Some stories provoke a spike in engagement but don’t move core sentiment.
Others create narrative drag—slow, compounding hits to trust, turnout, or persuadability.
If you’re not measuring that in real time, your strategy is built on vibes.
What the Data Really Shows
Take the Epstein firestorm. In the digital bloodstream, it’s dominating conversation—especially criticism.
But sentiment tracking tells a more nuanced story:
The number of mentions is high, but conversion to actual support loss is limited.
Approval ratings for political figures can rise even during outrage cycles—if their base is animated or other narratives are landing.
Most of the Epstein backlash is clustered around transparency framing—not the broader conspiracy chatter.
In other words: it’s a liability, not a meltdown.
Why Polling Can’t Catch This
Traditional polling has two major flaws in moments like this:
Lag: By the time fieldwork is done (crosstabs run, report sent to client), sentiment has already shifted.
Framing: If you don’t ask about the issue, you miss the movement entirely.
And even when pollsters do ask, they risk framing the story into existence. This creates a circular narrative: media covers the outrage → poll asks about it → poll shows people “care” → media covers that.
Sentiment analysis, by contrast, reveals what people are organically reacting to—without prompting. That’s the difference between manufactured buzz and authentic backlash.
How to Know What Actually Matters
Here’s how smart campaigns separate the noise from the signal:
1. Track Sentiment Daily
Monitor shifts in support, engagement, and emotional language. Look for spikes—and just as importantly, look for rebounds.
2. Identify Which Voters Are Moving
A MAGA voter outraged about Epstein? Probably not switching teams. A suburban persuadable worried about trust and transparency? That’s worth watching.
3. Focus on Conversion, Not Volume
Mentions don’t equal movement. What matters is how sentiment translates—to vote intention, message receptivity, and turnout enthusiasm.
Strategy: Move When Voters Move
The goal isn’t to react to everything. The goal is to act on the right things.
When the next outrage cycle hits (and it will), ask:
Is this shifting sentiment among persuadables?
Is it changing the salience of an issue we’re already tracking?
Is it gaining emotional traction in places that matter?
If yes—respond.
If no—ignore it and move on.
Final Word
Campaigns don’t lose because they miss stories. They lose because they misread them.
When you can measure voter sentiment in real time, you stop chasing headlines—and start driving them.

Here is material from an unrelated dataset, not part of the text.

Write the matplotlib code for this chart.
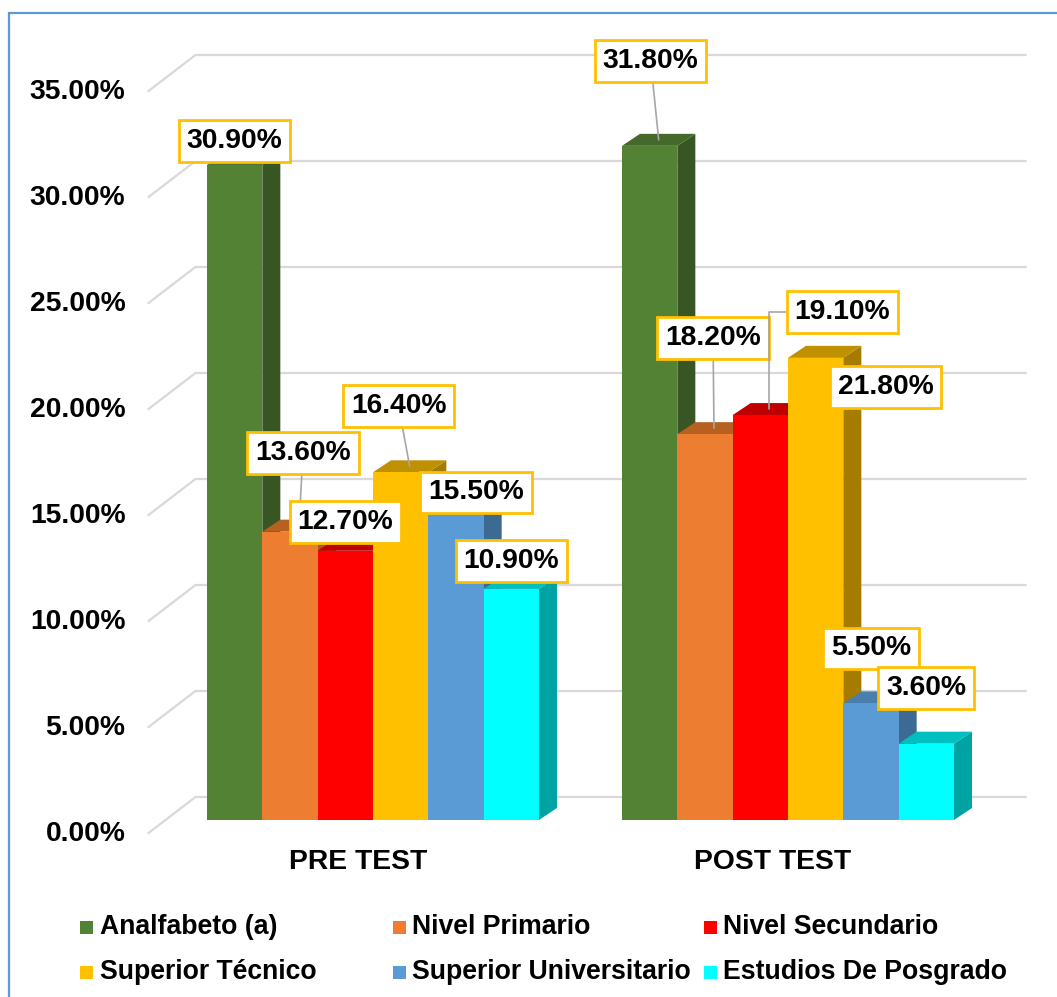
import matplotlib
matplotlib.use("Agg")
from matplotlib import pyplot as plt
from matplotlib.patches import Polygon, Rectangle
from matplotlib.lines import Line2D
from matplotlib.transforms import IdentityTransform

categories = ["PRE TEST", "POST TEST"]
series = ["Analfabeto (a)", "Nivel Primario", "Nivel Secundario",
          "Superior Técnico", "Superior Universitario", "Estudios De Posgrado"]
pre_test = [30.9, 13.6, 12.7, 16.4, 15.5, 10.9]
post_test = [31.8, 18.2, 19.1, 21.8, 5.5, 3.6]
y_ticks = [0, 5, 10, 15, 20, 25, 30, 35]

front_colors = ["#548235", "#ED7D31", "#FF0000", "#FFC000", "#5B9BD5", "#00FFFF"]
side_colors = ["#375623", "#A9591F", "#C00000", "#A67C00", "#3D6A92", "#00A3A3"]
top_colors = ["#44692A", "#B8601F", "#C00000", "#BF9000", "#4A7EAF", "#00BFBF"]

# where each value box sits, pixels from the front top of its bar
label_offsets = [
    [(0, 24), (13, 79), (0, 29), (-2, 66), (20, -1), (0, 28)],
    [(1, 85), (8, 96), (82, 103), (70, -29), (0, 55), (0, 56)],
]
leaders = [[False, True, False, True, False, False],
           [True, True, True, False, False, False]]

plt.rcParams['font.family'] = ['Liberation Sans', 'DejaVu Sans']
plt.rcParams['font.weight'] = 'bold'
FS = 20.3

W, H = 1057, 997
fig = plt.figure(figsize=(W / 100, H / 100), dpi=100)
ax = fig.add_axes([165.5 / W, (H - 820) / H, 830 / W, 742 / H])
ax.set_xlim(-0.5, 1.5)
ax.set_ylim(0, 35)
ax.axis('off')

# depth of the bars and of the back wall, in pixels
BAR_DX, BAR_DY = 18, 12
WALL_DX, WALL_DY = 30, 23
FRONT_DX, FRONT_DY = -17, -13


def to_px(x, v, dx=0, dy=0):
    px, py = ax.transData.transform((x, v))
    return (px + dx, py + dy)


# back wall gridlines and the diagonal ticks on the left
for t in y_ticks:
    a = to_px(-0.5, t, FRONT_DX, FRONT_DY)
    b = to_px(-0.5, t, WALL_DX, WALL_DY)
    c = to_px(1.5, t, WALL_DX, WALL_DY)
    ax.add_line(Line2D([a[0], b[0], c[0]], [a[1], b[1], c[1]], color="#D9D9D9",
                       lw=1.6, transform=IdentityTransform(), clip_on=False, zorder=1))
    lx, ly = to_px(-0.5, t, FRONT_DX - 23, FRONT_DY - 1)
    ax.text(lx, ly, f"{t:.2f}%", transform=IdentityTransform(), ha='right',
            va='center', fontsize=FS, fontweight='bold')

n = len(series)
width = 0.8 / n
groups = [pre_test, post_test]

for g, values in enumerate(groups):
    for i, v in enumerate(values):
        x = g - 0.4 + width * (i + 0.5)
        z = 10 + 2 * i
        fr = to_px(x + width / 2, 0)
        tr = to_px(x + width / 2, v)
        tl = to_px(x - width / 2, v)
        side = [fr, tr, (tr[0] + BAR_DX, tr[1] + BAR_DY), (fr[0] + BAR_DX, fr[1] + BAR_DY)]
        top = [tl, tr, (tr[0] + BAR_DX, tr[1] + BAR_DY), (tl[0] + BAR_DX, tl[1] + BAR_DY)]
        ax.add_patch(Polygon(side, closed=True, facecolor=side_colors[i], edgecolor='none',
                             transform=IdentityTransform(), clip_on=False, zorder=z))
        ax.add_patch(Polygon(top, closed=True, facecolor=top_colors[i], edgecolor='none',
                             transform=IdentityTransform(), clip_on=False, zorder=z))
        ax.bar(x, v, width, color=front_colors[i], zorder=z + 1, clip_on=False)

        ox, oy = label_offsets[g][i]
        tx, ty = ox - BAR_DX / 2, oy - BAR_DY / 2
        arrow = None
        if leaders[g][i]:
            style = "angle,angleA=0,angleB=90,rad=0" if ox > 50 else "arc3"
            arrow = dict(arrowstyle='-', color="#A6A6A6", lw=1.2, shrinkA=0, shrinkB=0,
                         connectionstyle=style)
        ax.annotate(f"{v:.2f}%", xy=to_px(x, v, BAR_DX / 2, BAR_DY / 2), xycoords='figure pixels',
                    xytext=(tx, ty), textcoords='offset pixels', ha='center', va='center',
                    fontsize=FS, fontweight='bold', annotation_clip=False, zorder=100,
                    bbox=dict(boxstyle='square,pad=0.28', facecolor='white',
                              edgecolor='#FFC000', lw=2),
                    arrowprops=arrow)

# category names under each group
for g, name in enumerate(categories):
    cx, cy = to_px(g, 0, -15, -42)
    ax.text(cx, cy, name, transform=IdentityTransform(), ha='center', va='center',
            fontsize=FS, fontweight='bold')

# legend, two rows of three
col_x = [86.5, 399, 710]
row_y = [H - 927, H - 972]
for i, name in enumerate(series):
    mx = col_x[i % 3]
    my = row_y[i // 3]
    fig.patches.append(Rectangle((mx - 6.5, my - 6.5), 13, 13, facecolor=front_colors[i],
                                 edgecolor='none', transform=IdentityTransform(), figure=fig))
    fig.text(mx + 13, my, name, transform=IdentityTransform(), ha='left', va='center',
             fontsize=19.2, fontweight='bold')

# chart border
fig.patches.append(Rectangle((9 / W, -0.1), 1.2, 1.1 - 13 / H, fill=False,
                             edgecolor='#5B9BD5', lw=1.6, transform=fig.transFigure, figure=fig))

fig.savefig("out.png", dpi=100)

This is such an important distinction—“what people are mad about” vs. “what actually matters.” Too often we confuse volume with value in political discourse, especially on social media. I appreciated the practical guidance on identifying real impact beyond outrage cycles. It’s a skill campaigns, companies, and citizens alike need to cultivate. Would love to see a follow-up post on how to operationalize this in rapid-response situations.